Villas-Boas wryly revealed he did not have the number of José Mourinho, then the Real Madrid manager and with whom he has previous, when he was asked about it last season. And given that Madrid have apparently spent much of the summer trying to woo Bale from afar, there seems precious little evidence of any special relationship. As far as FFP goes, all of Europe's biggest clubs appear to be simultaneously insisting they will comply with Uefa's break-even rules while shelling out ever bigger sums in transfer fees. There does not seem much evidence of the "cooling effect" that Michel Platini hoped for – if anything Paris Saint-Germain and Monaco, for example, seem determined to drive the market to new heights.
What can we learn from previous Spurs transfer sagas?
There is plenty of recent history to draw on but it provides conflicting evidence.
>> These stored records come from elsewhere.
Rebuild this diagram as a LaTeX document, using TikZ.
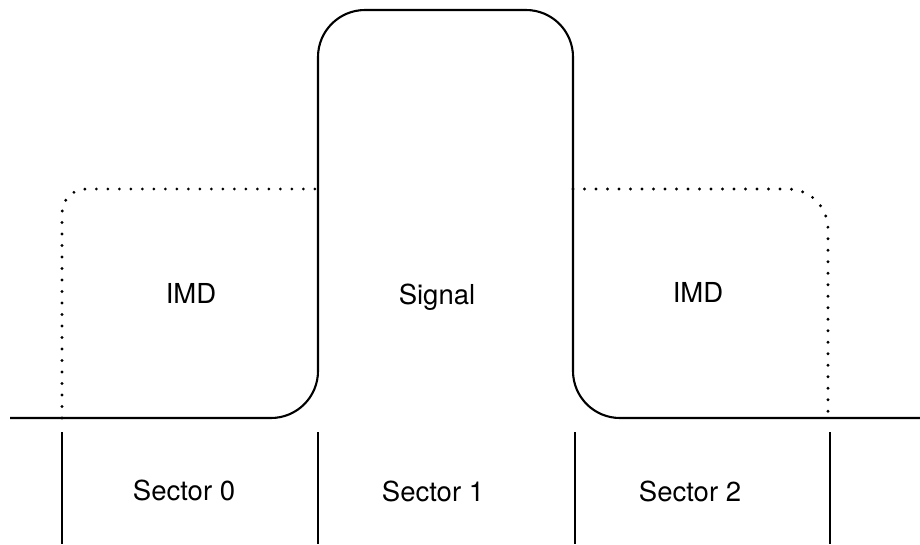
\documentclass[tikz,border=0pt]{standalone}
\usepackage{fontspec}
\setmainfont{TeX Gyre Heros}
\begin{document}
\begin{tikzpicture}[x=1pt,y=-1pt,
  curve/.style={line width=2.1pt, line join=round},
  envelope/.style={line width=3.2pt, line cap=round, dash pattern=on 0pt off 11.5pt},
  divider/.style={line width=1.7pt},
  lbl/.style={font=\fontsize{27.5}{30}\selectfont, anchor=base, inner sep=0pt}]
  \useasboundingbox (0,0) rectangle (920,544);

  % intermodulation envelopes either side of the carrier
  \draw[envelope, rounded corners=24pt] (62,418) -- (62,189) -- (318,189);
  \draw[envelope, rounded corners=40pt] (573,189) -- (828,189) -- (828,418);

  % signal spectrum on the frequency axis
  \draw[curve, rounded corners=47pt]
    (10,418) -- (318,418) -- (318,10) -- (573,10) -- (573,418) -- (920,418);

  % sector boundaries
  \foreach \n/\x in {a/62, b/318, c/575, d/830} {
    \coordinate (\n top) at (\x,432);
    \coordinate (\n bot) at (\x,544);
    \draw[divider] (\n top) -- (\n bot);
  }

  % labels
  \node[lbl] (imdL) at (191,303) {IMD};
  \node[lbl] (sig)  at (437,304) {Signal};
  \node[lbl] (imdR) at (698,302) {IMD};
  \node[lbl] (sec0) at (184,500) {Sector 0};
  \node[lbl] (sec1) at (433,501) {Sector 1};
  \node[lbl] (sec2) at (690,501) {Sector 2};
\end{tikzpicture}
\end{document}
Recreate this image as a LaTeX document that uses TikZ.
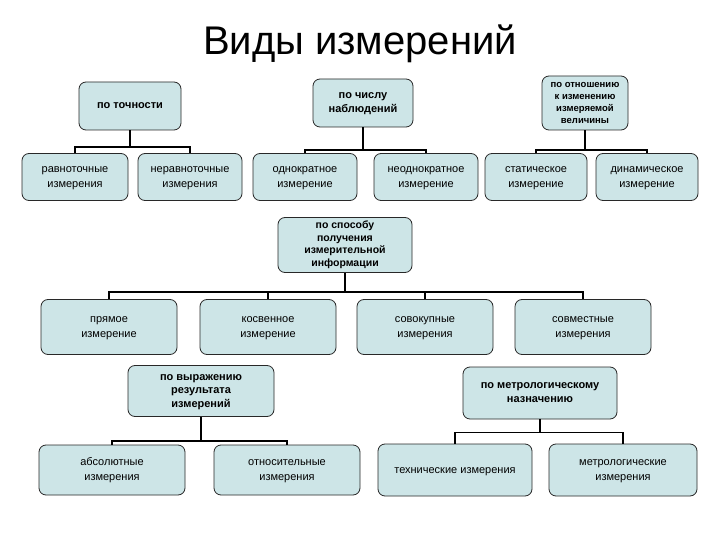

In 2006 Spurs were determined not to sell Michael Carrick to Manchester United but he ended up leaving for a fee that reached £18.6m. Two years later an even more acrimonious saga saw Dimitar Berbatov agitate for a move to Old Trafford once it became clear Sir Alex Ferguson was interested in signing him. Spurs were adamant he was not for sale and reported United to the Premier League but ended up accepting an offer of more than £30m on transfer deadline day.
In both cases Levy had extracted maximum value but damaged the team. Two years later, however, he resisted pressure from Modric in the face of persistent interest from Chelsea and a £40m bid. A year later the Croatian playmaker went to Madrid in a deal worth around £30m. Only Levy knows which of those two divergent paths he will follow with Bale. But given the individuals involved – the player's agent Jonathan Barnett, Madrid president Florentino Pérez and Levy – it will be a tense game of poker in which appearing to claim victory will be as important as the ultimate destination of Bale. Expect it to drag on for a while yet.